McCarron’s performance was as mixed as one would expect from such a young prospect, but there were some genuinely bright moments, like the 54th-minute sprint which Shaun McWilliams terminated with a bookable foul.

Elsewhere, though, there was not the penetration or zeal from team-mates we have seen since mid-December. Devitt was frustrated in his ball-playing and Sowerby was now camped too deep to strike. Collin denied Hoskins but a couple of minutes later Bridge got the better of an exchange on the right of the box and scored with an outside-of-the-foot finish.

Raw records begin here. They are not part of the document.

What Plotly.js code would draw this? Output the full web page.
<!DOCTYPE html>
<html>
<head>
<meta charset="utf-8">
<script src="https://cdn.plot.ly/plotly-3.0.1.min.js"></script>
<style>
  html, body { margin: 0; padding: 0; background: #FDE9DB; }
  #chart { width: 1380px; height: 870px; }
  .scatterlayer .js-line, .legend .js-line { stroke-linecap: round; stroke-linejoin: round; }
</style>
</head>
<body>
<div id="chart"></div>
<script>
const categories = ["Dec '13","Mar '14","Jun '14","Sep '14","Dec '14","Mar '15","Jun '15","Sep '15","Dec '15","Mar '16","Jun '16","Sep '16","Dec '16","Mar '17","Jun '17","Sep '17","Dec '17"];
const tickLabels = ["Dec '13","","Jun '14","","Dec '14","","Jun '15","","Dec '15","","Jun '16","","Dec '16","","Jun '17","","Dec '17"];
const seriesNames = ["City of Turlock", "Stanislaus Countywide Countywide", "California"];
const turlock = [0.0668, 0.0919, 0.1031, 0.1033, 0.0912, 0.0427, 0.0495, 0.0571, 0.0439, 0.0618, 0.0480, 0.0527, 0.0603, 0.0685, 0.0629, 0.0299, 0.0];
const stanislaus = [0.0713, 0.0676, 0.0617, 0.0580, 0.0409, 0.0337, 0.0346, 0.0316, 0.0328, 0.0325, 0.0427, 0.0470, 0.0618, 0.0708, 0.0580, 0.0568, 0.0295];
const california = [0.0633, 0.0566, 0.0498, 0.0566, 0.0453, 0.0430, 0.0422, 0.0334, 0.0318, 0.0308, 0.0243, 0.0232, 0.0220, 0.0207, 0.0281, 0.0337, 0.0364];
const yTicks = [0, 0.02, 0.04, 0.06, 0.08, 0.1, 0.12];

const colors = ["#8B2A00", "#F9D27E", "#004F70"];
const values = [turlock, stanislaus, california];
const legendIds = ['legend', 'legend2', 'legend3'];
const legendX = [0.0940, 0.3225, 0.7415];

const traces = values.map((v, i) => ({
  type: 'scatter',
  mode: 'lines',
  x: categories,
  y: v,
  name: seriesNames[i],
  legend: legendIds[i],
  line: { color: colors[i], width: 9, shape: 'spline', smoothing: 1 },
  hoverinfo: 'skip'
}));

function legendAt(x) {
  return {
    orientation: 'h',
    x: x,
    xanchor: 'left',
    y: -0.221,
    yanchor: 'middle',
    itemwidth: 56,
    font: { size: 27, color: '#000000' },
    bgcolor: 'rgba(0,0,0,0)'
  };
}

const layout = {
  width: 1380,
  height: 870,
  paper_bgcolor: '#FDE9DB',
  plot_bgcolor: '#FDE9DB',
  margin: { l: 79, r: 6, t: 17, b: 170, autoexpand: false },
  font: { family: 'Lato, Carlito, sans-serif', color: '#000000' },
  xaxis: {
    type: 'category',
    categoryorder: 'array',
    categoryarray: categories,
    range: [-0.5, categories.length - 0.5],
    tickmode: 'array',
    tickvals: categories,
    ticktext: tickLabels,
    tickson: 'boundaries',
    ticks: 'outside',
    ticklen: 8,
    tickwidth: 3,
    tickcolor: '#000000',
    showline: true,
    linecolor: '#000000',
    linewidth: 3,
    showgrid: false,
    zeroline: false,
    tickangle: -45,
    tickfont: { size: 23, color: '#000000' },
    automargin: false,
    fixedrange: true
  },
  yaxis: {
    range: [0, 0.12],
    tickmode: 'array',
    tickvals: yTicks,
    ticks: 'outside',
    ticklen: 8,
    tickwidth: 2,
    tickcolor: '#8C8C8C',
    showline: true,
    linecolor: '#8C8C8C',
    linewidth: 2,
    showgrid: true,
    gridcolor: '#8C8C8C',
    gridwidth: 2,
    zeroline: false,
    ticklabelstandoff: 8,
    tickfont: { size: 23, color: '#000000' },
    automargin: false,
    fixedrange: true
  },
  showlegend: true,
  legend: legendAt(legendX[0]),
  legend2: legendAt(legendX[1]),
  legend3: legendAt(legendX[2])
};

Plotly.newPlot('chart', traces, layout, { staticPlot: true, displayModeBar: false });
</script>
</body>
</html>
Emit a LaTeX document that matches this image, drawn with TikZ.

Wright and his fellow caretaker, Paul Murray, then sent on Preston’s Simpson, a tall customer but only a year older than McCarron. The idea was to change United’s approach to one based on crosses and aerial danger but after Simpson had headed one cross wide, it was three: a Kelvin Etuhu ball striking Sowerby, Bridge pouncing, Morias running clear and driving the ball under Collin.

United were toast, and the remaining chances at both ends, including a Daniel Powell miss for the hosts and a poor Simpson finish for Carlisle, were token gestures – unlike the familiar sight of Curle, upon victory, leaving the pitch after almost everyone else, raising his hands to the crowd and then performing one last vigorous salute.

That was, though, an echo of Carlisle’s past. It is the immediate future that must rise to the top of the agenda now, whilst their position is still - despite this hiding - good.

Northampton: Cornell, Facey, Cox (Buchanan 75), Pierre, Turnbull, J Williams, Bridge, McWilliams, Foley, Hoskins (Morias 63), A Williams (Powell 63). Not used: Coddington, Odoffin, Roberts, Bowditch.

Goals: Bridge 47, 62, Morias 73

Booked: McWilliams

United: Collin, Liddle, Gillesphey (Bennett 73), Parkes, Gerrard, Grainger, Etuhu, Sowerby, Devitt, McCarron (Simpson 62), Hope (Slater 90). Not used: Gray, Miller, Kennedy, Jones.